Осенью 1990 года за старой лиственницей у алтаря Дивеевского Троицкого собора было определено место захоронений. Тогда же на всех трех могилах блаженных (Пелагии, Параскевы и Наталии) были установлены деревянные кресты, сделана оградка, посажены цветы. 20 октября 1991 года, в день Ангела Пелагии Ивановны, впервые после многих лет была отслужена панихида на ее могиле. После этого панихиды или литии в памятные дни на могилах блаженных стали обязательными, а с сентября 1994 года они стали регулярно служиться и по субботам после ранней литургии.

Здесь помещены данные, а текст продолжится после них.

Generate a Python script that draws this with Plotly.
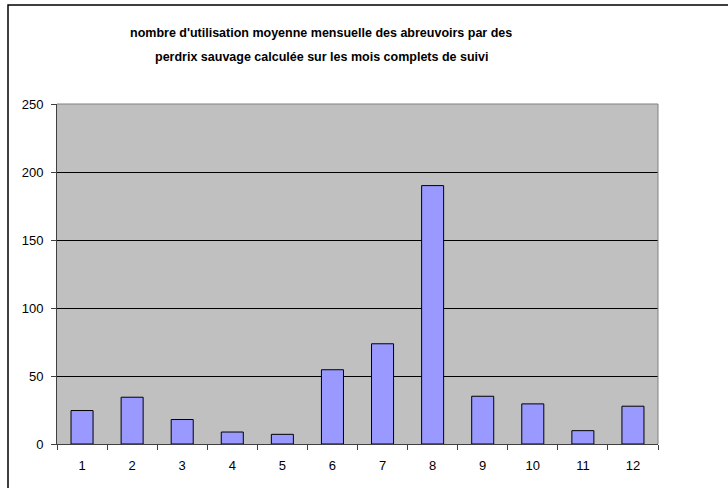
import plotly.graph_objects as go

months = ["1", "2", "3", "4", "5", "6", "7", "8", "9", "10", "11", "12"]
values = [24.6, 34.4, 18.0, 8.8, 7.1, 54.6, 73.7, 190.0, 35.1, 29.5, 9.8, 27.8]
title_lines = [
    "nombre d'utilisation moyenne mensuelle des abreuvoirs par des",
    "perdrix sauvage calculée sur les mois complets de suivi",
]
y_ticks = [0, 50, 100, 150, 200, 250]

W, H = 728, 488
L, R, T, B = 57, 70, 104, 44
pw, ph = W - L - R, H - T - B

def px_x(x):
    return (x - L) / pw

def px_y(y):
    return (H - B - y) / ph

fig = go.Figure()
fig.add_trace(go.Bar(
    x=months, y=values,
    width=0.44,
    marker=dict(color="#9999FF", line=dict(color="black", width=1)),
))

font = "Liberation Sans, Arial, sans-serif"
fig.update_layout(
    width=W, height=H,
    margin=dict(l=L, r=R, t=T, b=B),
    paper_bgcolor="white",
    plot_bgcolor="#C0C0C0",
    showlegend=False,
    font=dict(family=font, size=13, color="black"),
    xaxis=dict(
        type="category",
        tickson="boundaries",
        ticks="outside", ticklen=5, tickcolor="#404040", tickwidth=1,
        showline=True, linecolor="#404040", linewidth=1,
        showgrid=False,
        tickfont=dict(size=13, family=font),
        ticklabelstandoff=9,
        range=[-0.5, 11.5],
    ),
    yaxis=dict(
        range=[0, 250],
        tickvals=y_ticks,
        ticks="outside", ticklen=5, tickcolor="#404040", tickwidth=1,
        showline=True, linecolor="#404040", linewidth=1,
        showgrid=True, gridcolor="black", gridwidth=1,
        tickfont=dict(size=13, family=font),
        ticklabelstandoff=5,
        zeroline=False,
    ),
    shapes=[
        dict(type="rect", xref="paper", yref="paper",
             x0=px_x(8), x1=px_x(W + 10), y0=px_y(H + 10), y1=px_y(5),
             line=dict(color="black", width=1.5), fillcolor="rgba(0,0,0,0)", layer="below"),
        dict(type="line", xref="paper", yref="paper", x0=0, x1=1, y0=1, y1=1,
             line=dict(color="#808080", width=1)),
        dict(type="line", xref="paper", yref="paper", x0=1, x1=1, y0=0, y1=1,
             line=dict(color="#808080", width=1)),
    ],
    annotations=[
        dict(text="<b>%s</b>" % title_lines[0], xref="paper", yref="paper",
             x=px_x(321), y=px_y(33), xanchor="center", yanchor="middle",
             showarrow=False, font=dict(size=12.5, family=font)),
        dict(text="<b>%s</b>" % title_lines[1], xref="paper", yref="paper",
             x=px_x(321), y=px_y(57), xanchor="center", yanchor="middle",
             showarrow=False, font=dict(size=12.5, family=font)),
    ],
)

fig.write_html(
    "out.html",
    config={"displayModeBar": False},
    post_script="document.body.style.margin='0';document.body.style.overflow='hidden';",
)
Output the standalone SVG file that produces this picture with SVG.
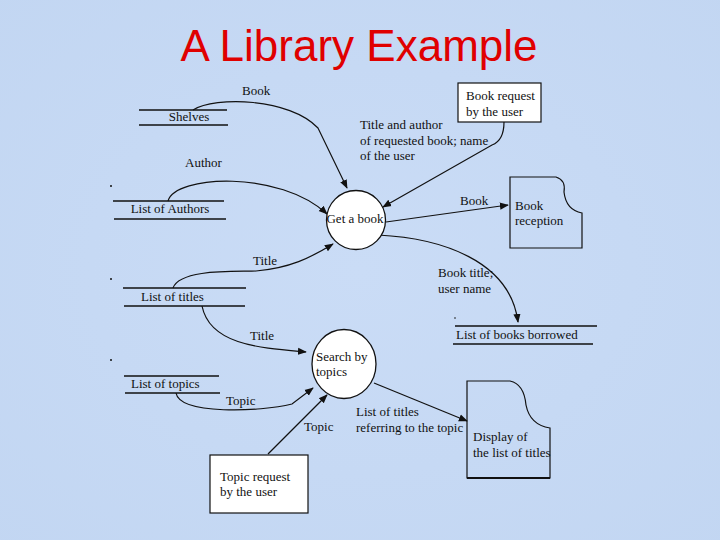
<svg xmlns="http://www.w3.org/2000/svg" width="720" height="540" viewBox="0 0 720 540">
<style>
text{font-family:"Liberation Serif","Times New Roman",serif;font-size:13px;fill:#111}
.t{font-family:"Liberation Sans",Arial,sans-serif;font-size:44px;fill:#e00000}
.c{fill:none;stroke:#111;stroke-width:1.2}
.s{stroke:#111;stroke-width:1.3}
.box{fill:#fff;stroke:#111;stroke-width:1.2}
.doc{fill:none;stroke:#111;stroke-width:1.2}
</style>
<defs>
<marker id="a" viewBox="0 0 10 10" refX="9" refY="5" markerWidth="9" markerHeight="9" markerUnits="userSpaceOnUse" orient="auto">
<path d="M0,1 L10,5 L0,9 Z" fill="#111"/>
</marker>
<radialGradient id="bg" cx="50%" cy="50%" r="75%">
<stop offset="0" stop-color="#cadcf6"/>
<stop offset="1" stop-color="#c2d6f2"/>
</radialGradient>
</defs>
<rect width="720" height="540" fill="url(#bg)"/>
<text class="t" x="359" y="61" text-anchor="middle">A Library Example</text>

<g id="connectors">
<path class="c" d="M193,110 C215,96 290,98 318,128 L347,188" marker-end="url(#a)"/>
<path class="c" d="M168,201 C175,175 280,170 327,214" marker-end="url(#a)"/>
<path class="c" d="M504,122 C504,135 500,142 492,145 L383,207" marker-end="url(#a)"/>
<path class="c" d="M386,222 L508,205" marker-end="url(#a)"/>
<path class="c" d="M378,235 C440,238 510,260 518,322" marker-end="url(#a)"/>
<path class="c" d="M173,288 C180,268 240,272 256,271 C290,268 310,258 333,244" marker-end="url(#a)"/>
<path class="c" d="M202,306 C210,345 260,348 306,352" marker-end="url(#a)"/>
<path class="c" d="M176,393 C180,415 260,412 292,404 L313,388" marker-end="url(#a)"/>
<path class="c" d="M268,454 L327,395" marker-end="url(#a)"/>
<path class="c" d="M374,383 L467,421" marker-end="url(#a)"/>
</g>

<g id="labels">
<text x="242" y="95">Book</text>
<text x="185" y="167">Author</text>
<text x="360" y="129">Title and author</text>
<text x="360" y="145">of requested book; name</text>
<text x="360" y="160">of the user</text>
<text x="460" y="205">Book</text>
<text x="438" y="277">Book title;</text>
<text x="438" y="293">user name</text>
<text x="253" y="265">Title</text>
<text x="250" y="340">Title</text>
<text x="226" y="405">Topic</text>
<text x="304" y="431">Topic</text>
<text x="356" y="416">List of titles</text>
<text x="356" y="432">referring to the topic</text>
</g>

<g id="shelves">
<line class="s" x1="139" y1="110" x2="227" y2="110"/>
<line class="s" x1="139" y1="125" x2="228" y2="125"/>
<text x="189" y="121" text-anchor="middle">Shelves</text>
</g>
<g id="list-of-authors">
<line class="s" x1="113" y1="201" x2="224" y2="201"/>
<line class="s" x1="114" y1="219" x2="226" y2="219"/>
<text x="170" y="213" text-anchor="middle">List of Authors</text>
</g>
<g id="book-request">
<rect class="box" x="458" y="83" width="83" height="39"/>
<text x="466" y="100">Book request</text>
<text x="466" y="116">by the user</text>
</g>
<g id="get-a-book">
<circle cx="356" cy="220" r="29.5" fill="#fff" stroke="#111" stroke-width="1.3"/>
<text x="355" y="223" text-anchor="middle">Get a book</text>
</g>
<g id="book-reception">
<path class="doc" d="M510,177 L556,177 Q566,180 564,192 Q566,210 582,213 L582,248 L510,248 Z"/>
<text x="515" y="210">Book</text>
<text x="515" y="225">reception</text>
</g>
<g id="list-of-books-borrowed">
<line class="s" x1="455" y1="326" x2="597" y2="326"/>
<line class="s" x1="453" y1="344" x2="593" y2="344"/>
<text x="456" y="339">List of books borrowed</text>
</g>
<g id="list-of-titles">
<line class="s" x1="123" y1="288" x2="246" y2="288"/>
<line class="s" x1="124" y1="306" x2="245" y2="306"/>
<text x="141" y="301">List of titles</text>
</g>
<g id="search-by-topics">
<ellipse cx="344" cy="364" rx="32" ry="34.5" fill="#fff" stroke="#111" stroke-width="1.3"/>
<text x="316" y="361">Search by</text>
<text x="316" y="376">topics</text>
</g>
<g id="list-of-topics">
<line class="s" x1="124" y1="376" x2="219" y2="376"/>
<line class="s" x1="125" y1="393" x2="220" y2="393"/>
<text x="131" y="388">List of topics</text>
</g>
<g id="topic-request">
<rect class="box" x="210" y="455" width="98" height="58"/>
<text x="220" y="481">Topic request</text>
<text x="220" y="496">by the user</text>
</g>
<g id="display-list">
<path class="doc" d="M467,381 L510,381 Q524,384 526,405 Q530,425 550,428 L550,478 L467,478 Z"/>
<line x1="467" y1="478" x2="550" y2="478" stroke="#111" stroke-width="2"/>
<text x="473" y="441">Display of</text>
<text x="473" y="457">the list of titles</text>
</g>
<g id="dots" fill="#111">
<circle cx="111" cy="186" r="1"/>
<circle cx="111" cy="279" r="1"/>
<circle cx="111" cy="360" r="1"/>
<circle cx="455" cy="318" r="0.8"/>
</g>
</svg>
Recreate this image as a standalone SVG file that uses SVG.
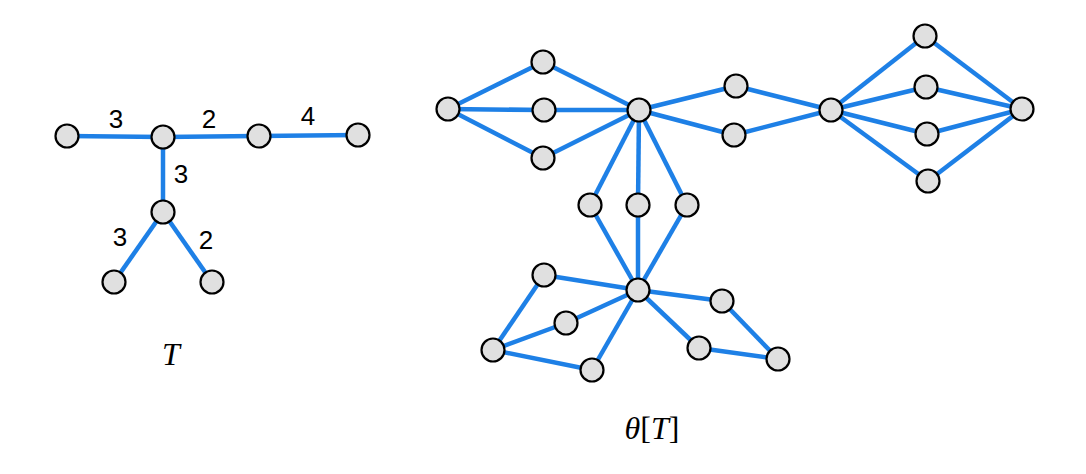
<svg xmlns="http://www.w3.org/2000/svg" width="1086" height="474" viewBox="0 0 1086 474">
<style>
.e{stroke:#1e80e6;stroke-width:4.5;fill:none;stroke-linecap:butt}
.n{fill:#e0e0e0;stroke:#000;stroke-width:2.2}
.w{font-family:"Liberation Sans",Arial,sans-serif;font-size:26px;fill:#000;text-anchor:middle}
.m{font-family:"Liberation Serif","Times New Roman",serif;font-size:32px;fill:#000;text-anchor:middle}
.i{font-style:italic}
</style>
<rect width="1086" height="474" fill="#fff"/>
<g id="connectors">
<line class="e" x1="67" y1="136" x2="163" y2="137"/>
<line class="e" x1="163" y1="137" x2="259" y2="136"/>
<line class="e" x1="259" y1="136" x2="358" y2="135"/>
<line class="e" x1="163" y1="137" x2="163" y2="212"/>
<line class="e" x1="163" y1="212" x2="114" y2="282"/>
<line class="e" x1="163" y1="212" x2="212" y2="282"/>
<line class="e" x1="448" y1="109" x2="543" y2="62"/>
<line class="e" x1="448" y1="109" x2="544" y2="110"/>
<line class="e" x1="448" y1="109" x2="543" y2="158"/>
<line class="e" x1="543" y1="62" x2="639" y2="110"/>
<line class="e" x1="544" y1="110" x2="639" y2="110"/>
<line class="e" x1="543" y1="158" x2="639" y2="110"/>
<line class="e" x1="639" y1="110" x2="736" y2="86"/>
<line class="e" x1="639" y1="110" x2="734" y2="135"/>
<line class="e" x1="736" y1="86" x2="831" y2="110"/>
<line class="e" x1="734" y1="135" x2="831" y2="110"/>
<line class="e" x1="831" y1="110" x2="925" y2="36"/>
<line class="e" x1="831" y1="110" x2="926" y2="87"/>
<line class="e" x1="831" y1="110" x2="927" y2="134"/>
<line class="e" x1="831" y1="110" x2="928" y2="181"/>
<line class="e" x1="925" y1="36" x2="1022" y2="109"/>
<line class="e" x1="926" y1="87" x2="1022" y2="109"/>
<line class="e" x1="927" y1="134" x2="1022" y2="109"/>
<line class="e" x1="928" y1="181" x2="1022" y2="109"/>
<line class="e" x1="639" y1="110" x2="590" y2="205"/>
<line class="e" x1="639" y1="110" x2="638" y2="205"/>
<line class="e" x1="639" y1="110" x2="687" y2="205"/>
<line class="e" x1="590" y1="205" x2="638" y2="290"/>
<line class="e" x1="638" y1="205" x2="638" y2="290"/>
<line class="e" x1="687" y1="205" x2="638" y2="290"/>
<line class="e" x1="638" y1="290" x2="544" y2="275"/>
<line class="e" x1="638" y1="290" x2="566" y2="323"/>
<line class="e" x1="638" y1="290" x2="592" y2="370"/>
<line class="e" x1="638" y1="290" x2="722" y2="301"/>
<line class="e" x1="638" y1="290" x2="699" y2="348"/>
<line class="e" x1="544" y1="275" x2="493" y2="350"/>
<line class="e" x1="566" y1="323" x2="493" y2="350"/>
<line class="e" x1="493" y1="350" x2="592" y2="370"/>
<line class="e" x1="722" y1="301" x2="778" y2="359"/>
<line class="e" x1="699" y1="348" x2="778" y2="359"/>
</g>
<g id="t1"><circle class="n" cx="67" cy="136" r="11.5"/></g>
<g id="t2"><circle class="n" cx="163" cy="137" r="11.5"/></g>
<g id="t3"><circle class="n" cx="259" cy="136" r="11.5"/></g>
<g id="t4"><circle class="n" cx="358" cy="135" r="11.5"/></g>
<g id="t5"><circle class="n" cx="163" cy="212" r="11.5"/></g>
<g id="t6"><circle class="n" cx="114" cy="282" r="11.5"/></g>
<g id="t7"><circle class="n" cx="212" cy="282" r="11.5"/></g>
<g id="g1"><circle class="n" cx="448" cy="109" r="11.5"/></g>
<g id="g2"><circle class="n" cx="543" cy="62" r="11.5"/></g>
<g id="g3"><circle class="n" cx="544" cy="110" r="11.5"/></g>
<g id="g4"><circle class="n" cx="543" cy="158" r="11.5"/></g>
<g id="g5"><circle class="n" cx="639" cy="110" r="11.5"/></g>
<g id="g6"><circle class="n" cx="736" cy="86" r="11.5"/></g>
<g id="g7"><circle class="n" cx="734" cy="135" r="11.5"/></g>
<g id="g8"><circle class="n" cx="831" cy="110" r="11.5"/></g>
<g id="g9"><circle class="n" cx="925" cy="36" r="11.5"/></g>
<g id="g10"><circle class="n" cx="926" cy="87" r="11.5"/></g>
<g id="g11"><circle class="n" cx="927" cy="134" r="11.5"/></g>
<g id="g12"><circle class="n" cx="928" cy="181" r="11.5"/></g>
<g id="g13"><circle class="n" cx="1022" cy="109" r="11.5"/></g>
<g id="g14"><circle class="n" cx="590" cy="205" r="11.5"/></g>
<g id="g15"><circle class="n" cx="638" cy="205" r="11.5"/></g>
<g id="g16"><circle class="n" cx="687" cy="205" r="11.5"/></g>
<g id="g17"><circle class="n" cx="638" cy="290" r="11.5"/></g>
<g id="g18"><circle class="n" cx="544" cy="275" r="11.5"/></g>
<g id="g19"><circle class="n" cx="566" cy="323" r="11.5"/></g>
<g id="g20"><circle class="n" cx="493" cy="350" r="11.5"/></g>
<g id="g21"><circle class="n" cx="592" cy="370" r="11.5"/></g>
<g id="g22"><circle class="n" cx="722" cy="301" r="11.5"/></g>
<g id="g23"><circle class="n" cx="699" cy="348" r="11.5"/></g>
<g id="g24"><circle class="n" cx="778" cy="359" r="11.5"/></g>
<g id="labels">
<text class="w" x="116" y="128">3</text>
<text class="w" x="209" y="128">2</text>
<text class="w" x="308" y="125">4</text>
<text class="w" x="181" y="183">3</text>
<text class="w" x="120" y="246">3</text>
<text class="w" x="206" y="249">2</text>
<text class="m i" x="171" y="365">T</text>
<text class="m" x="652" y="439"><tspan class="i">θ</tspan>[<tspan class="i">T</tspan>]</text>
</g>
</svg>
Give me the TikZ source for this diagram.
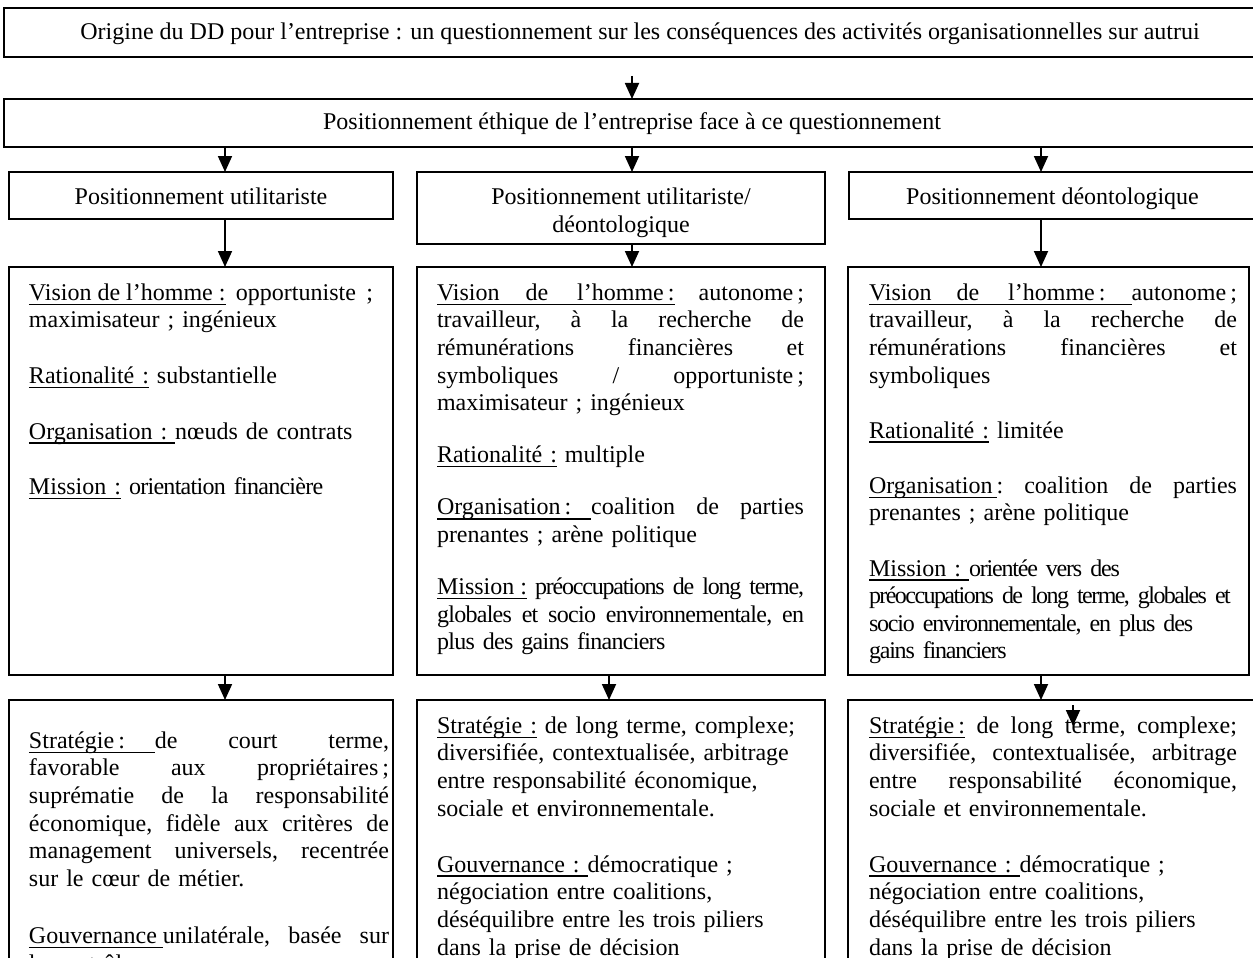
\documentclass[tikz,border=0pt]{standalone}
\usepackage{fontspec}
\setmainfont{Liberation Serif}
\newfontfamily\tight[LetterSpace=-3]{Liberation Serif}
\newfontfamily\tighter[LetterSpace=-5]{Liberation Serif}
\newfontfamily\tightest[LetterSpace=-6.5]{Liberation Serif}
\usetikzlibrary{arrows.meta}

\newcommand\ulabel[1]{\setbox0\hbox{#1}%
  \rlap{\vrule width\wd0 height -3.2pt depth 4.6pt}\box0\relax}
\newcommand\jl[1]{\hbox to\hsize{\frenchspacing
  \spaceskip=\fontdimen2\font plus 1fil minus \fontdimen4\font\strut#1}}
\newcommand\rl[1]{\hbox{\strut#1}}
\newcommand\celltext[6]{\hbox{\hskip#2\relax\vbox to #1{\hsize=\dimexpr\linewidth-#2-#3\relax
  \def\cellgap{\vskip#4\relax}\vskip#5\relax #6\vfil}}}

\begin{document}
\begin{tikzpicture}[x=1pt,y=-1pt,font=\fontsize{24}{27.6}\selectfont,
  box/.style={draw, line width=1.8pt, inner sep=0pt, outer sep=0pt},
  titlebox/.style={box, text height=17pt, text depth=#1},
  cell/.style={box, anchor=north west},
  arr/.style={line width=1.8pt, -{Triangle[width=14pt,length=16pt]}}]

\useasboundingbox (0,0) rectangle (1253,958);
\clip (0,0) rectangle (1253,958);

\node[titlebox=3pt, minimum width=1272pt, minimum height=49pt] (origine) at (640,32.5)
  {Origine du DD pour l’entreprise : un questionnement sur les conséquences des activités organisationnelles sur autrui};

\node[box, minimum width=1272pt, minimum height=48pt] (ethique) at (640,123) {};
\node (ethiquetxt) at (632,124) {Positionnement éthique de l’entreprise face à ce questionnement};

\node[titlebox=0pt, minimum width=384pt, minimum height=47pt] (util) at (201,195.5) {Positionnement utilitariste};
\node[box, minimum width=408pt, minimum height=72pt] (mixte) at (621,208) {};
\node[align=center] (mixtetxt) at (621,213) {Positionnement utilitariste/\\déontologique};
\node[titlebox=0pt, minimum width=407pt, minimum height=47pt] (deonto) at (1052.5,195.5) {Positionnement déontologique};

\node[cell, text width=384pt] (vis1) at (9,267) {\celltext{408pt}{20pt}{20pt}{28pt}{14pt}{%
\jl{\ulabel{Vision de l’homme :} opportuniste ;}
\rl{maximisateur ; ingénieux}
\cellgap
\rl{\ulabel{Rationalité :} substantielle}
\cellgap
\rl{\ulabel{Organisation :\ }nœuds de contrats}
\cellgap
\rl{\ulabel{Mission :} {\tight orientation financière}}}};

\node[cell, text width=408pt] (vis2) at (417,267) {\celltext{408pt}{20pt}{21pt}{24.5pt}{14pt}{%
\jl{\ulabel{Vision\hspace{26pt}de\hspace{29pt}l’homme\,:} autonome\,;}
\jl{travailleur, à la recherche de}
\jl{rémunérations financières et}
\jl{symboliques / opportuniste\,;}
\rl{maximisateur ; ingénieux}
\cellgap
\rl{\ulabel{Rationalité :} multiple}
\cellgap
\jl{\ulabel{Organisation\,:\hspace{20pt}}coalition de parties}
\rl{prenantes ; arène politique}
\cellgap
\jl{\ulabel{Mission :} {\tighter préoccupations de long terme,}}
\jl{\tight globales et socio environnementale, en}
\rl{\tight plus des gains financiers}}};

\node[cell, text width=401pt] (vis3) at (848,267) {\celltext{408pt}{21pt}{12pt}{27.5pt}{14pt}{%
\jl{\ulabel{Vision\hspace{25pt}de\hspace{29pt}l’homme\,:\hspace{26pt}}autonome ;}
\jl{travailleur, à la recherche de}
\jl{rémunérations financières et}
\rl{symboliques}
\cellgap
\rl{\ulabel{Rationalité :} limitée}
\cellgap
\jl{\ulabel{Organisation\,}: coalition de parties}
\rl{prenantes ; arène politique}
\cellgap
\rl{\ulabel{Mission :\ }\tighter orientée vers des}
\rl{\tightest préoccupations de long terme, globales et}
\rl{\tighter socio environnementale, en plus des}
\rl{\tighter gains financiers}}};

\node[cell, text width=384pt] (strat1) at (9,700) {\celltext{270pt}{20pt}{4pt}{29.5pt}{29pt}{%
\jl{\ulabel{Stratégie\,:\hspace{30pt}}de court terme,}
\jl{favorable aux propriétaires\,;}
\jl{suprématie de la responsabilité}
\jl{économique, fidèle aux critères de}
\jl{management universels, recentrée}
\rl{sur le cœur de métier.}
\cellgap
\jl{\ulabel{Gouvernance\ }unilatérale, basée sur}
\rl{le contrôle.}}};

\node[cell, text width=408pt] (strat2) at (417,700) {\celltext{270pt}{20pt}{21pt}{28.5pt}{14pt}{%
\rl{\ulabel{Stratégie :} de long terme, complexe;}
\rl{diversifiée, contextualisée, arbitrage}
\rl{entre responsabilité économique,}
\rl{sociale et environnementale.}
\cellgap
\rl{\ulabel{Gouvernance :\ }démocratique ;}
\rl{négociation entre coalitions,}
\rl{déséquilibre entre les trois piliers}
\rl{dans la prise de décision}}};

\node[cell, text width=410pt] (strat3) at (848,700) {\celltext{270pt}{21pt}{21pt}{28.5pt}{14pt}{%
\jl{\ulabel{Stratégie\,:} de long terme, complexe;}
\jl{diversifiée, contextualisée, arbitrage}
\jl{entre responsabilité économique,}
\rl{sociale et environnementale.}
\cellgap
\rl{\ulabel{Gouvernance :\ }démocratique ;}
\rl{négociation entre coalitions,}
\rl{déséquilibre entre les trois piliers}
\rl{dans la prise de décision}}};

\coordinate (topA) at (632,76);
\coordinate (xa) at (225,0);
\coordinate (xb) at (632,0);
\coordinate (xc) at (1041,0);
\coordinate (xd) at (609,0);
\coordinate (strayA) at (1073,705);
\coordinate (strayB) at (1073,726);

\draw[arr] (topA) -- (ethique.north -| topA);
\foreach \s/\t/\x in {ethique/util/xa, ethique/mixte/xb, ethique/deonto/xc,
  util/vis1/xa, mixte/vis2/xb, deonto/vis3/xc,
  vis1/strat1/xa, vis2/strat2/xd, vis3/strat3/xc}
  \draw[arr] (\s.south -| \x) -- (\t.north -| \x);
\draw[arr] (strayA) -- (strayB);
\end{tikzpicture}
\end{document}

По молитвам блаженной Пелагии Ивановны Господь являет Свою милость и в наши дни. Раба Божия Татиана С. из Омска, инвалид II группы, страдала от тяжелой болезни позвоночника (гемангиома поясничного отдела), после перенесенной операции могла ходить только в корсете, и ей постоянно приходилось принимать обезболивающие лекарства. В феврале 2000 года она приехала в Дивеевскую обитель, 25 февраля прошла по Святой Канавке и подошла поклониться могилкам блаженных у алтаря Троицкого собора. Прикладываясь ко кресту старицы Пелагии, Татиана почувствовала благоухание, исходящее от могилки. Благоухание почувствовали и оказавшиеся здесь несколько сестер и паломниц. Татиана упала на колени и со слезами молилась. Ощущение благоухания и молитвенное настроение не оставляли ее до утра. После этого случая она, чувствуя благодатную помощь, стала ходить без корсета и перестала принимать обезболивающие лекарства. Теперь Татиана смогла выстаивать все службы и дважды в день ходить по Канавке, что раньше при ее болезни было невозможно.
Ныне блаженная Пелагия Ивановна почивает в мощах в Казанском храме Серафимо-Дивеевской обители вместе с блаженными Параскевой Ивановной и Марией Ивановной.
Молитвами святой блаженной Пелагии Дивеевской Господь да помилует нас грешных! Аминь.